Edible Bozeman

Real-life connection transforms the atmosphere of scrolling on your phone and offers the world-weary soul a smile or sparkling eye contact. Here, signs are different and no longer mapped out as green and red flags, but as signals such as buying a bouquet of flowers or going on a gallant traipse. Ships are no longer passing in the night but forming into steamy farmers-market flings and long-term relationships. Farmers markets can be seen as a microcosm for an existing interconnectedness, or one that is yearned for, one that forms communities and natural networks alike.

I met Xan Jarecki from RegenMarket at the farmers market. The fellow Westchester transplant and I connected over sourcing simple local foods from farmers who practice regenerative agriculture. He let me in on a secret: the best eggs in the valley and, even better, sweet creamy milk. Through him I met Alex and Joel Doddridge, the wife-and-husband team who run KnoWhere Farms in Three Forks, Montana.

Alex, 24, and Joel, 27, met through a mutual friend and soon thereafter left their conventional California lives behind in search of fulfillment as part of a larger young farmers quasi-counterculture movement. Alex, without prior experience farming and initially afraid of chickens, left the nursing program she was in and now works the farm daily. Joel, who studied accounting and was on track to become a chiropractor, spends six days a week ranching with his grandfather, Paul Doddridge, who is both his inspiration and the founder of the commercial cattle operation KG Ranch. KnoWhere’s permaculture farm leases land from KG, which was founded in the 1970s. Now in their third year of production, Alex and Joel frequent farmers market booths and supply a local milk club.

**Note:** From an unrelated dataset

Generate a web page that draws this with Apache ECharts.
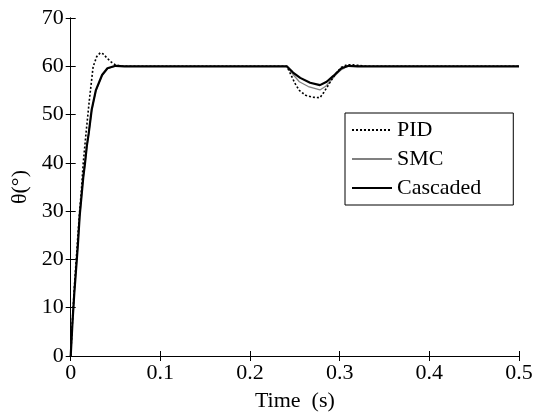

Initially waitlisted, I am approaching the one-year mark of membership in the milk club. Crucial to the formation of this club was the passing of the Montana Local Food Choice Act (SB 199) in 2021, which allows farms to sell products like milk to customers under certain conditions. Club, in this sense, is a collection of people who buy either milk or eggs directly from KnoWhere Farms. As with any alluring club, one must understand the process. Here, members are assigned a weekly pickup day and provided the location of one of the secret refrigerators tucked throughout the valley.

This direct-to-consumer distribution model, built by the tireless efforts of the farmers, would not function without the trust and support provided by other network nodes. The refrigerators are housed at residential and commercial properties, where friends of the farm allow members to pick up farm products. As with any good club, surprise amenities abound. I once arrived at my pickup location to be greeted by a sign on the door: “Please take some plums” with an arrow pointing to the tree.

Consistent with all relationships, trust is the basis of participation. With decreased regulatory requirements, informed consumers must count on their farmers to responsibly produce and deliver safe products. The farmers must trust that their methods will produce products that customers will trade convenience and commoditized prices to support. Direct-to-consumer sales now account for less than 1 percent of total farm sales in Montana. I expect this number will increase, as once-strong relationships between the land, its inhabitants, and the stewards brave enough to create from it regain strength.

This is just to say thank you—to those who see and support the value of these simplified relations; to consumers willing to try the milk and know where it comes from; to those who are privileged enough to make conscious purchasing decisions with the knowledge that their dollars and time act as a proxy vote for the systems they support; to ranchers like Joel’s grandfather, who fed and watched over the country while others flocked to cities during the time of industrialization and urbanization; to young farmers like Alex and Joel, who carry the courage to leave a life of comfort and convenience for a labor of love that produces the sweet, simple gifts of the earth (and I promise you the milk, plums, strawberries, and other gifts are so sweet, so delicious). It is in this sweet world where weltschmerz naturally wanes.